Bob Decrypts the Message
With the ciphertext \(y = 31 \) in hand, Bob can compute the plaintext \(x\) as:
$$ \begin{aligned} x & = y^d \mod n \cr x & = 31^7 \mod 33 \cr x & = 27512614111 \mod 33 \cr x & = 4 \end{aligned} $$
And voilà, we get \(4\)!
Why RSA Is Hard to Break
The relevant insight to why RSA is hard to break is that all paths to recovering the private key flow through recovering ϕ(n). To compute ϕ(n), you need to know p and q. To find p and q, you need to factor n. And factoring large integers — on the order of 2048 bits — remains a computationally intractable task with classical computers.
That difficulty is the wall protecting RSA.

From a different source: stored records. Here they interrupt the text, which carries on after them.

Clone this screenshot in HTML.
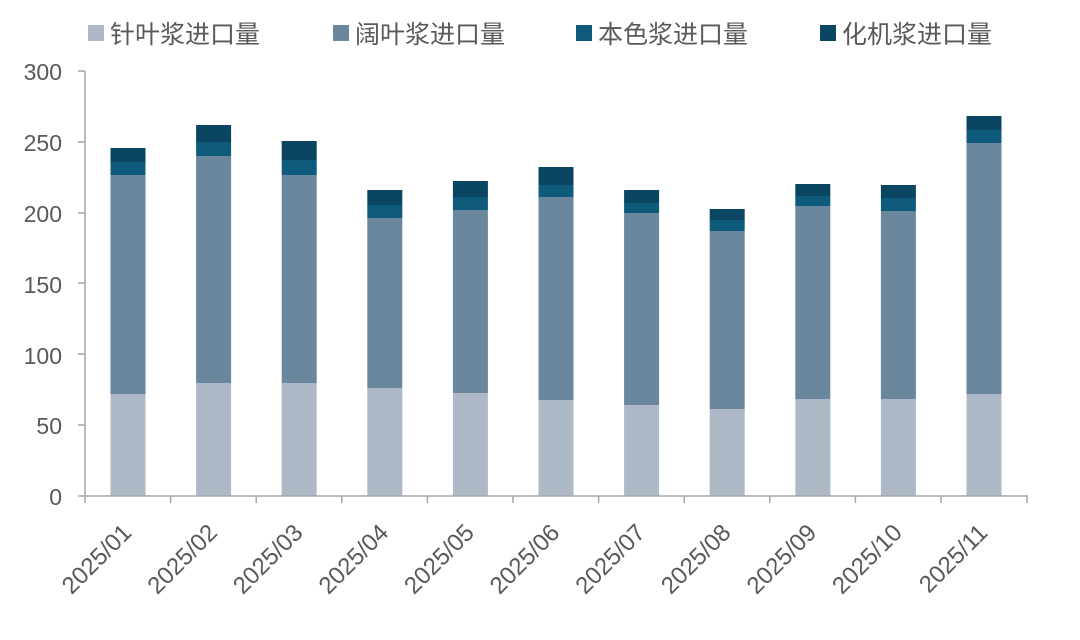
<!DOCTYPE html>
<html><head><meta charset="utf-8"><style>
html,body{margin:0;padding:0;background:#fff;}
svg{display:block;font-family:"Liberation Sans","Noto Sans CJK SC",sans-serif;}
</style></head><body>
<svg width="1080" height="640" viewBox="0 0 1080 640">
<g font-size="25" fill="#595959">
<rect x="88" y="25" width="16" height="16" fill="#adb9c7"/><text x="110" y="43">针叶浆进口量</text>
<rect x="333" y="25" width="16" height="16" fill="#6a879d"/><text x="355" y="43">阔叶浆进口量</text>
<rect x="576" y="25" width="16" height="16" fill="#0e5a7a"/><text x="598" y="43">本色浆进口量</text>
<rect x="820" y="25" width="16" height="16" fill="#0a4561"/><text x="842" y="43">化机浆进口量</text>
</g>
<g font-size="23" fill="#595959" text-anchor="end">
<text x="62" y="80">300</text><text x="62" y="151">250</text><text x="62" y="222">200</text>
<text x="62" y="293">150</text><text x="62" y="364">100</text><text x="62" y="434">50</text><text x="62" y="505">0</text>
</g>
<g id="bars"></g>
<line x1="85" y1="71" x2="85" y2="496" stroke="#a6a6a6" stroke-width="1.5"/>
<line x1="78" y1="496" x2="1028" y2="496" stroke="#a6a6a6" stroke-width="1.5"/>
<g stroke="#a6a6a6" stroke-width="1.5">
<line x1="78" y1="71" x2="85" y2="71"/><line x1="78" y1="142" x2="85" y2="142"/><line x1="78" y1="213" x2="85" y2="213"/>
<line x1="78" y1="283" x2="85" y2="283"/><line x1="78" y1="354" x2="85" y2="354"/><line x1="78" y1="425" x2="85" y2="425"/>
</g>
<g id="ticks" stroke="#a6a6a6" stroke-width="1.5"></g>
<g id="xl" font-size="24" fill="#595959" text-anchor="end"></g>
</svg>
<script>
var d=[[148,162,175,394],[125,142,156,383],[141,160,175,383],[190,205,218,388],[181,197,210,393],[167,185,197,400],[190,203,213,405],[209,220,231,409],[184,196,206,399],[185,198,211,399],[116,130,143,394]];
var ns="http://www.w3.org/2000/svg",b=document.getElementById("bars"),t=document.getElementById("ticks"),xl=document.getElementById("xl");
function r(x,y,h,c){var e=document.createElementNS(ns,"rect");e.setAttribute("x",x);e.setAttribute("y",y);e.setAttribute("width",35);e.setAttribute("height",h);e.setAttribute("fill",c);b.appendChild(e);}
for(var i=0;i<11;i++){var cx=128+i*85.6,x=cx-17.5,v=d[i];
r(x,v[0],v[1]-v[0],"#0a4561");r(x,v[1],v[2]-v[1],"#0e5a7a");r(x,v[2],v[3]-v[2],"#6a879d");r(x,v[3],496-v[3],"#adb9c7");
var l=document.createElementNS(ns,"line");var tx=85+i*85.6;l.setAttribute("x1",tx);l.setAttribute("x2",tx);l.setAttribute("y1",496);l.setAttribute("y2",503);t.appendChild(l);
var s=document.createElementNS(ns,"text");s.setAttribute("transform","translate("+(cx+5)+",534) rotate(-45)");s.textContent="2025/"+(i<9?"0":"")+(i+1);xl.appendChild(s);}
var l2=document.createElementNS(ns,"line");l2.setAttribute("x1",1027);l2.setAttribute("x2",1027);l2.setAttribute("y1",496);l2.setAttribute("y2",503);t.appendChild(l2);
</script>
</body></html>
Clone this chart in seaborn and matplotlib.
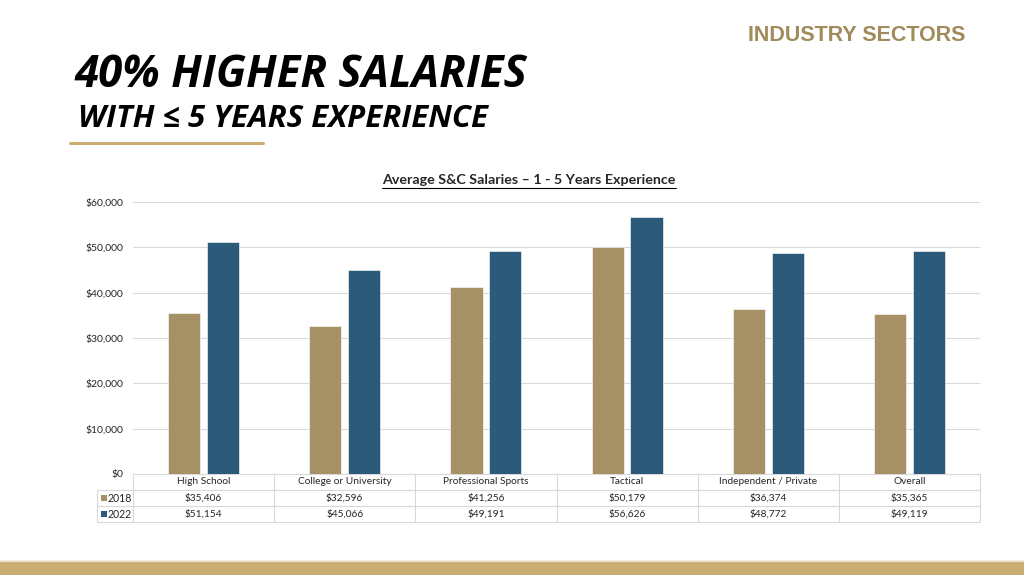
import matplotlib
matplotlib.use("Agg")
import matplotlib.pyplot as plt
from matplotlib.lines import Line2D
import seaborn as sns
import pandas as pd

# --- data ---------------------------------------------------------
categories = ["High School", "College or University", "Professional Sports",
              "Tactical", "Independent / Private", "Overall"]
salaries_2018 = [35406, 32596, 41256, 50179, 36374, 35365]
salaries_2022 = [51154, 45066, 49191, 56626, 48772, 49119]
years = ["2018", "2022"]
yticks = [0, 10000, 20000, 30000, 40000, 50000, 60000]

tan = "#A69066"
blue = "#2C5A7A"
gold = "#C9AD71"
grid_c = "#D9D9D9"

df = pd.DataFrame({
    "sector": categories * 2,
    "year": [years[0]] * len(categories) + [years[1]] * len(categories),
    "salary": salaries_2018 + salaries_2022,
})

sns.set_theme(style="white")
plt.rcParams["font.family"] = ["Lato", "DejaVu Sans"]

W, H = 1024, 575
fig = plt.figure(figsize=(W / 100, H / 100), dpi=100)
ax = fig.add_axes([133 / W, 1 - 474 / H, (980 - 133) / W, (474 - 202) / H])

sns.barplot(data=df, x="sector", y="salary", hue="year", order=categories,
            hue_order=years, palette=[tan, blue], saturation=1, width=0.55,
            gap=0.175, edgecolor="white", linewidth=0.4, legend=False, ax=ax,
            zorder=3)

ax.set_xlim(-0.5, len(categories) - 0.5)
ax.set_ylim(0, 60000)
ax.set_yticks(yticks)
ax.set_yticklabels([f"${v:,.0f}" for v in yticks], fontsize=7.5)
ax.tick_params(axis="y", length=0, pad=7)
ax.set_xticks([])
ax.set_xlabel("")
ax.set_ylabel("")
for s in ax.spines.values():
    s.set_visible(False)
ax.yaxis.grid(True, color=grid_c, linewidth=0.8, zorder=0)
ax.set_axisbelow(True)

# --- data table under the chart ----------------------------------
tr = ax.get_xaxis_transform()
px = 847 / 6          # pixels per category
rh = 16 / 272
lab_left = -0.5 - 36 / px
right = len(categories) - 0.5
kw = dict(color=grid_c, linewidth=0.8, transform=tr, clip_on=False)
ax.plot([-0.5, right], [0, 0], **kw)
for r in (1, 2, 3):
    ax.plot([lab_left, right], [-r * rh, -r * rh], **kw)
for i in range(len(categories) + 1):
    ax.plot([i - 0.5, i - 0.5], [0, -3 * rh], **kw)
ax.plot([lab_left, lab_left], [-rh, -3 * rh], **kw)

for i, cat in enumerate(categories):
    ax.text(i, -0.5 * rh, cat, transform=tr, ha="center", va="center", fontsize=7.3)
    ax.text(i, -1.5 * rh, f"${salaries_2018[i]:,}", transform=tr,
            ha="center", va="center", fontsize=7.3)
    ax.text(i, -2.5 * rh, f"${salaries_2022[i]:,}", transform=tr,
            ha="center", va="center", fontsize=7.3)

for r, (yr, col) in enumerate(zip(years, [tan, blue])):
    yc = -(1.5 + r) * rh
    ax.scatter([lab_left + 6.5 / px], [yc], marker="s", s=22, color=col,
               linewidth=0, transform=tr, clip_on=False)
    ax.text(lab_left + 11 / px, yc, yr, transform=tr, ha="left", va="center",
            fontsize=7.6)

# --- slide text ---------------------------------------------------
fig.text(75 / W, 1 - 87 / H, "40% HIGHER SALARIES", fontsize=31.5,
         fontweight="bold", fontstyle="italic", ha="left", va="baseline",
         color="black", family=["Open Sans", "DejaVu Sans"])
fig.text(78 / W, 1 - 127 / H, "WITH \u2264 5 YEARS EXPERIENCE", fontsize=22.5,
         fontweight="bold", fontstyle="italic", ha="left", va="baseline",
         color="black", family=["Open Sans", "DejaVu Sans"])
fig.add_artist(Line2D([70 / W, 263 / W], [1 - 143 / H, 1 - 143 / H],
                      color=gold, linewidth=2.2, transform=fig.transFigure))
fig.text(965 / W, 1 - 41 / H, "INDUSTRY SECTORS", fontsize=15.5,
         fontweight="bold", ha="right", va="baseline", color="#A08B5A",
         family=["Liberation Sans", "DejaVu Sans"])

title = fig.text(529 / W, 1 - 184 / H,
                 "Average S&C Salaries \u2013 1 - 5 Years Experience",
                 fontsize=10.3, fontweight="bold", ha="center", va="baseline")
fig.canvas.draw()
bb = title.get_window_extent(fig.canvas.get_renderer())
uy = (bb.y0 - 1.5) / H
fig.add_artist(Line2D([bb.x0 / W, bb.x1 / W], [uy, uy], color="black",
                      linewidth=0.8, transform=fig.transFigure))

# bottom band
fig.add_artist(plt.Rectangle((0, 0), 1, 14 / H, color=gold,
                             transform=fig.transFigure))
fig.add_artist(Line2D([0, 1], [14.5 / H, 14.5 / H], color="#E8DCC2",
                      linewidth=1, transform=fig.transFigure))

fig.savefig("out.png", dpi=100)
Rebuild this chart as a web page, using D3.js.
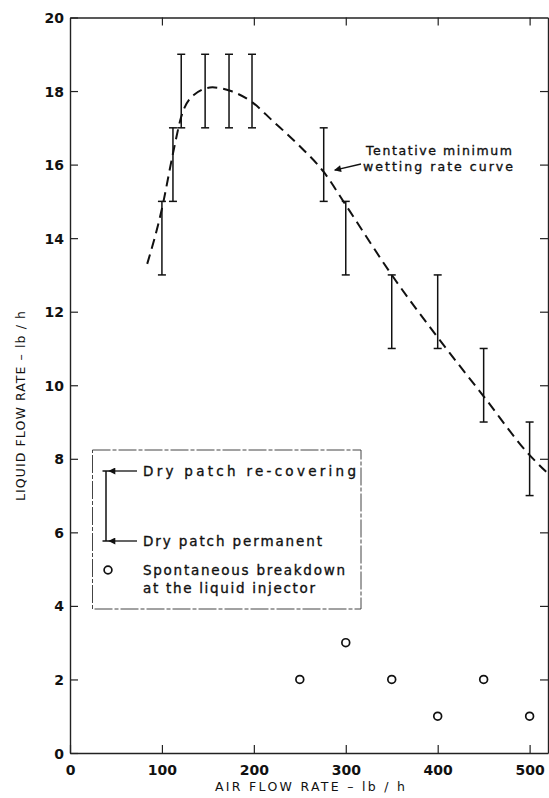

RSA is one of those ideas that feels almost magical the first time you encounter it. From two large primes and a bit of modular arithmetic, you get a system that allows strangers to exchange secrets over an open network without ever having met. But behind the magic is a clear structure: key generation rooted in number theory, encryption and decryption expressed as exponentiation, and performance made possible by efficient algorithms.